### DATASET CONTENT

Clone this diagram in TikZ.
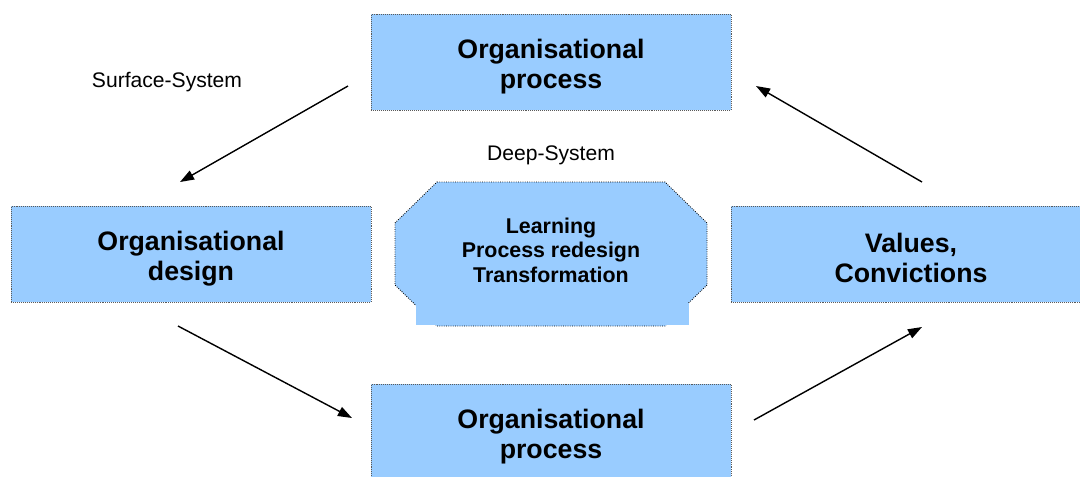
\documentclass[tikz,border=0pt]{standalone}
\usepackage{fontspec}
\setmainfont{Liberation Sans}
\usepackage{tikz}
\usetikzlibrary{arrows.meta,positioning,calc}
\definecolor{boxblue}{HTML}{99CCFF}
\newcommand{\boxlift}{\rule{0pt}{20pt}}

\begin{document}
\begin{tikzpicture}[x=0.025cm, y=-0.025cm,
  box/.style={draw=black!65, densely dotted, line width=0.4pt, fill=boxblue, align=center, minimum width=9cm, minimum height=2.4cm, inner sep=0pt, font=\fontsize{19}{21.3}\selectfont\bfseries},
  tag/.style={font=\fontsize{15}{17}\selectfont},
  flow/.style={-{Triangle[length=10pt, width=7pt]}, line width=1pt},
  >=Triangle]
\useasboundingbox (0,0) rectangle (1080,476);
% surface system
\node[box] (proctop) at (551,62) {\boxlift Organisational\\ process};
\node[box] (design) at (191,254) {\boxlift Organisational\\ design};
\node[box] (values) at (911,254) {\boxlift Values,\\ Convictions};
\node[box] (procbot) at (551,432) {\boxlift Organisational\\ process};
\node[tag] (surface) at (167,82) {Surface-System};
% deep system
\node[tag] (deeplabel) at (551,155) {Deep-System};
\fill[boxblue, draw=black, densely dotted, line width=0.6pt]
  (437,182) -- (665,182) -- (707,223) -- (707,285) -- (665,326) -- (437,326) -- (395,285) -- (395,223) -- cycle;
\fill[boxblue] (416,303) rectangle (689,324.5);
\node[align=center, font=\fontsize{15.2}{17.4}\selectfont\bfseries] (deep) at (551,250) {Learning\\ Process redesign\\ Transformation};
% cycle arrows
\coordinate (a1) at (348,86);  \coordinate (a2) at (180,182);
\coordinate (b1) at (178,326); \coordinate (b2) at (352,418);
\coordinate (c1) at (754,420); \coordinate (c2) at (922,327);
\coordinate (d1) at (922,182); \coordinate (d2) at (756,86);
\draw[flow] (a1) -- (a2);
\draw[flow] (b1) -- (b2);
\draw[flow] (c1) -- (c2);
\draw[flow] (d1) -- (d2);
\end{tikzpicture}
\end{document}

### TASK TO CARRY OUT
Retype the data above exactly; pictures are not part of the copy.

### SOLUTION TO THIS EXERCISE
Clone this diagram in TikZ.
\documentclass[tikz,border=0pt]{standalone}
\usepackage{fontspec}
\setmainfont{Liberation Sans}
\usepackage{tikz}
\usetikzlibrary{arrows.meta,positioning,calc}
\definecolor{boxblue}{HTML}{99CCFF}
\newcommand{\boxlift}{\rule{0pt}{20pt}}

\begin{document}
\begin{tikzpicture}[x=0.025cm, y=-0.025cm,
  box/.style={draw=black!65, densely dotted, line width=0.4pt, fill=boxblue, align=center, minimum width=9cm, minimum height=2.4cm, inner sep=0pt, font=\fontsize{19}{21.3}\selectfont\bfseries},
  tag/.style={font=\fontsize{15}{17}\selectfont},
  flow/.style={-{Triangle[length=10pt, width=7pt]}, line width=1pt},
  >=Triangle]
\useasboundingbox (0,0) rectangle (1080,476);
% surface system
\node[box] (proctop) at (551,62) {\boxlift Organisational\\ process};
\node[box] (design) at (191,254) {\boxlift Organisational\\ design};
\node[box] (values) at (911,254) {\boxlift Values,\\ Convictions};
\node[box] (procbot) at (551,432) {\boxlift Organisational\\ process};
\node[tag] (surface) at (167,82) {Surface-System};
% deep system
\node[tag] (deeplabel) at (551,155) {Deep-System};
\fill[boxblue, draw=black, densely dotted, line width=0.6pt]
  (437,182) -- (665,182) -- (707,223) -- (707,285) -- (665,326) -- (437,326) -- (395,285) -- (395,223) -- cycle;
\fill[boxblue] (416,303) rectangle (689,324.5);
\node[align=center, font=\fontsize{15.2}{17.4}\selectfont\bfseries] (deep) at (551,250) {Learning\\ Process redesign\\ Transformation};
% cycle arrows
\coordinate (a1) at (348,86);  \coordinate (a2) at (180,182);
\coordinate (b1) at (178,326); \coordinate (b2) at (352,418);
\coordinate (c1) at (754,420); \coordinate (c2) at (922,327);
\coordinate (d1) at (922,182); \coordinate (d2) at (756,86);
\draw[flow] (a1) -- (a2);
\draw[flow] (b1) -- (b2);
\draw[flow] (c1) -- (c2);
\draw[flow] (d1) -- (d2);
\end{tikzpicture}
\end{document}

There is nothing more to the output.